20-21 September 2024 – A free, online event
Global Equiano invites new discussions of and engagements with Olaudah Equiano, author of The Interesting Narrative of Olaudah Equiano (1789). It situates Equiano within a mobile, Black, global, diasporic context, emanating from the Black Atlantic, in order to open fresh conversations about him, and other enslaved and free Black people, as they navigated and moved through spaces dominated by the violent colonial forces of the eighteenth and nineteenth centuries.

Equiano speaks for and with a wide, Black, diasporic community that found itself scattered and spread by the unprecedented global dynamics of racial capitalism. His story is one of blackness and mobile Indigeneity, described by Hazel Carby as “offering a way of being—of transnational being and becoming,” resistant to the disciplines of then and now. At the same time, as Dionne Brand states, we continue to live in “the global state of emergency of antiblackness”: this emergency requires urgent responses. Global Equiano attempts to do justice to the complex, spatially unbounded, disruptive story that Equiano tells us, perpetuating the legacies that his emancipatory politics insist we follow. What energies does Equiano mobilize that can aid us as we seek to unmake the structures of antiblackness he navigated? How can we unmake the politics of periodicity and liberal humanism that seem to frame Equiano for us today? What readings, theoretical approaches, and artistic responses are needed to fully grasp Equiano’s formal and generic creativity? What grammars and languages are needed to actuate Equiano’s visions of freedom?
Global Equiano will offer a free virtual space to connect scholars, creative practitioners, writers, community activists, local historians and artists, globally. Through a series of keynotes, seminars, and roundtables, the event will move Equiano’s positioning beyond liberal humanism, focusing on his critique of race and capitalism, and the politics of Black emancipation, including acknowledging his nonnormative feminism and sensitivity to the nonhuman world. It is hoped that visual artists, children’s authors, social media practitioners, and community activists will gather in conversations about Equiano’s meanings beyond the academy and the capacity of his works to amplify unheard voices then and now.

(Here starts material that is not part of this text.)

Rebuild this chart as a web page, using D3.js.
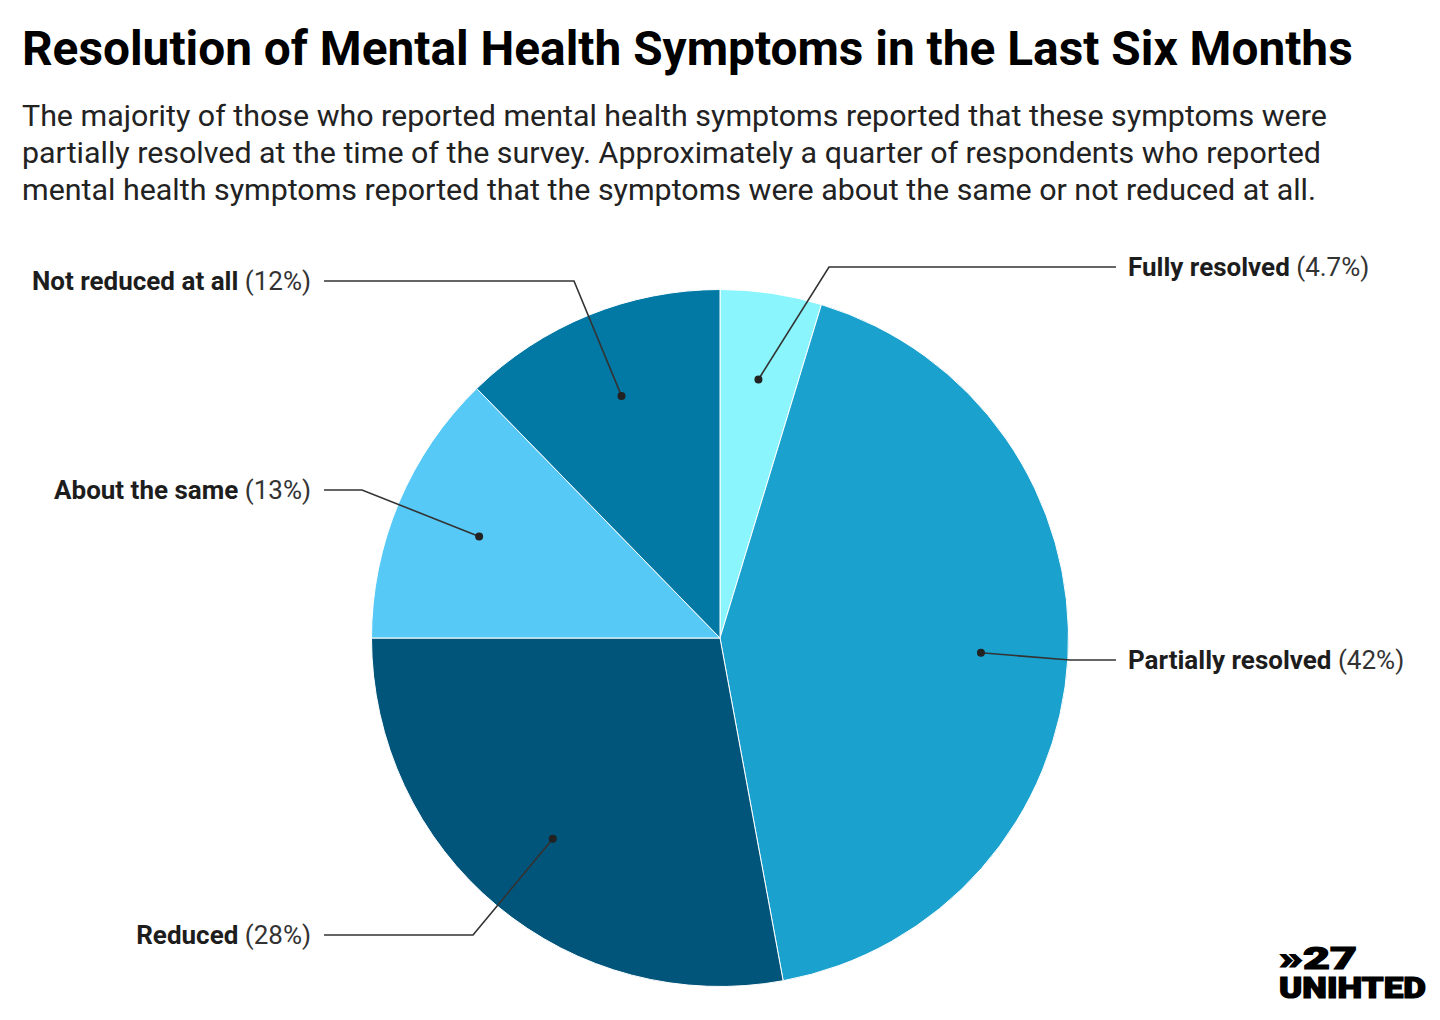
<!DOCTYPE html>
<html><head><meta charset="utf-8">
<script src="https://cdn.jsdelivr.net/npm/d3@7"></script>
<style>
body{margin:0;background:#fff;font-family:Roboto,"Noto Sans",sans-serif;}
svg{display:block}
</style></head>
<body><svg id="chart" width="1440" height="1020"></svg>
<script>
const categories = ["Fully resolved","Partially resolved","Reduced","About the same","Not reduced at all"];
const values = [4.7, 42.4, 27.9, 12.7, 12.3];
const valueLabels = ["4.7%","42%","28%","13%","12%"];
const colors = ["#8af5fd","#1aa1cd","#01557b","#57c9f6","#0179a4"];
const subtitleLines = [
 "The majority of those who reported mental health symptoms reported that these symptoms were",
 "partially resolved at the time of the survey. Approximately a quarter of respondents who reported",
 "mental health symptoms reported that the symptoms were about the same or not reduced at all."
];

const svg = d3.select("#chart");
svg.append("text").attr("x",22).attr("y",65).attr("font-size",47.8).attr("font-weight",700)
  .attr("fill","#000").text("Resolution of Mental Health Symptoms in the Last Six Months");
subtitleLines.forEach((l,i)=>{
  svg.append("text").attr("x",22).attr("y",126+i*37).attr("font-size",30.4).attr("fill","#222").text(l);
});

const cx=720, cy=638, R=348.5;
const data = categories.map((c,i)=>({name:c,value:values[i],label:valueLabels[i],color:colors[i]}));
const pie = d3.pie().value(d=>d.value).sort(null);
const arcs = pie(data);
const arc = d3.arc().innerRadius(0).outerRadius(R);
const g = svg.append("g").attr("transform",`translate(${cx},${cy})`);
g.selectAll("path").data(arcs).join("path").attr("d",arc).attr("fill",d=>d.data.color)
 .attr("stroke","#fff").attr("stroke-width",1);

const inner = d3.arc().innerRadius(R*0.75).outerRadius(R*0.75);
const labelY = {"Fully resolved":267,"Partially resolved":660,"Reduced":935,"About the same":490,"Not reduced at all":281};
const elbowX = {"Fully resolved":829,"Partially resolved":1070,"Reduced":473,"About the same":362,"Not reduced at all":574};
arcs.forEach(a=>{
  const [px,py] = inner.centroid(a);
  const x0 = cx+px, y0 = cy+py;
  const right = (a.startAngle+a.endAngle)/2 < Math.PI;
  const ly = labelY[a.data.name];
  const ex = elbowX[a.data.name];
  const endX = right ? 1116 : 324;
  svg.append("path").attr("d",`M${x0},${y0}L${ex},${ly}L${endX},${ly}`)
    .attr("fill","none").attr("stroke","#333").attr("stroke-width",1.6);
  svg.append("circle").attr("cx",x0).attr("cy",y0).attr("r",4).attr("fill","#222");
  const t = svg.append("text").attr("y",ly+9).attr("font-size",26).attr("fill","#1d1d1d")
    .attr("x", right ? 1128 : 311).attr("text-anchor", right ? "start":"end");
  t.append("tspan").attr("font-weight",700).text(a.data.name);
  t.append("tspan").attr("font-weight",400).attr("fill","#333").text(" ("+a.data.label+")");
});

// logo (one text element, two lines)
const logo = svg.append("text").attr("font-weight",900).attr("fill","#000")
  .attr("stroke","#000").attr("stroke-width",1.2);
logo.append("tspan").attr("x",1279).attr("y",969).attr("font-size",31)
  .attr("textLength",78).attr("lengthAdjust","spacingAndGlyphs").text("»27");
logo.append("tspan").attr("x",1279).attr("y",998).attr("font-size",29)
  .attr("textLength",147).attr("lengthAdjust","spacingAndGlyphs").text("UNIHTED");
</script></body></html>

Submissions are invited by 1 May:
Email: k.sinanan@uwinnipeg.ca and Desha.Osborne@ed.ac.uk
Global Equiano aims to depart from traditional conference structures. We would like submissions for three types of sessions: Reading Seminars, Roundtables, and Individual Reflections. The options are to livestream on 20-21 September, or to pre-record so there is flexibility.
READING SEMINARS:
Seminar leaders will choose a topic and put together reading materials and a group of scholars to discuss the readings. These spaces can also offer discussions of portions of work-in-progress and/or other texts and scholarship relating to Equiano for study and discussion. Seminar participants will read materials ahead of time for a virtual convener-led discussion to be recorded and posted as part of the virtual event. We very much hope these seminars will be spaces to think carefully together on specific, occluded, important topics such as (but not limited to) the following. Sessions should be planned to be 1 hour and 15 mins. Submissions 300 words.
- Equiano Beyond Liberal Humanism
- Equiano’s Critique of Race & the Politics of Emancipation Equiano and Gender
- Black Diaspora/Mobilities
- Equiano & the Sons of Africa
- Equiano and Political Economy
- Black diaspora life writing
- Thinking with and beyond Equiano
- Black Studies and Equiano
- Equiano and Black Ontologies
- Black Atlantic freedoms
ROUNDTABLES:
Submissions are invited for complete roundtables of 3-5 participants which offer connected short talks. They can also be spaces for amplifying unheard voices and for putting scholars in conversation with artists, teachers, community workers and historians. Roundtables should be planned to be 1 hour and 15 mins. Submissions 300 words. These topics can be on any relevant issue such as (but not limited to):
- Teaching Equiano
- Equiano and the Visual Arts Appropriations of Equiano and Black lives Equiano in the Celtic Discourse
- Equiano and the Caribbean
- Equiano and Racial Capitalism
- Black Atlantic Multimedia
INDIVIDUAL REFLECTIONS:
We invite short individual meditations, readings, responses to Equiano’s work and anything inspired by his narrative from close reading, to personal stories, to intertextual connections. Please summarise your idea for reflection in submissions of 100 words.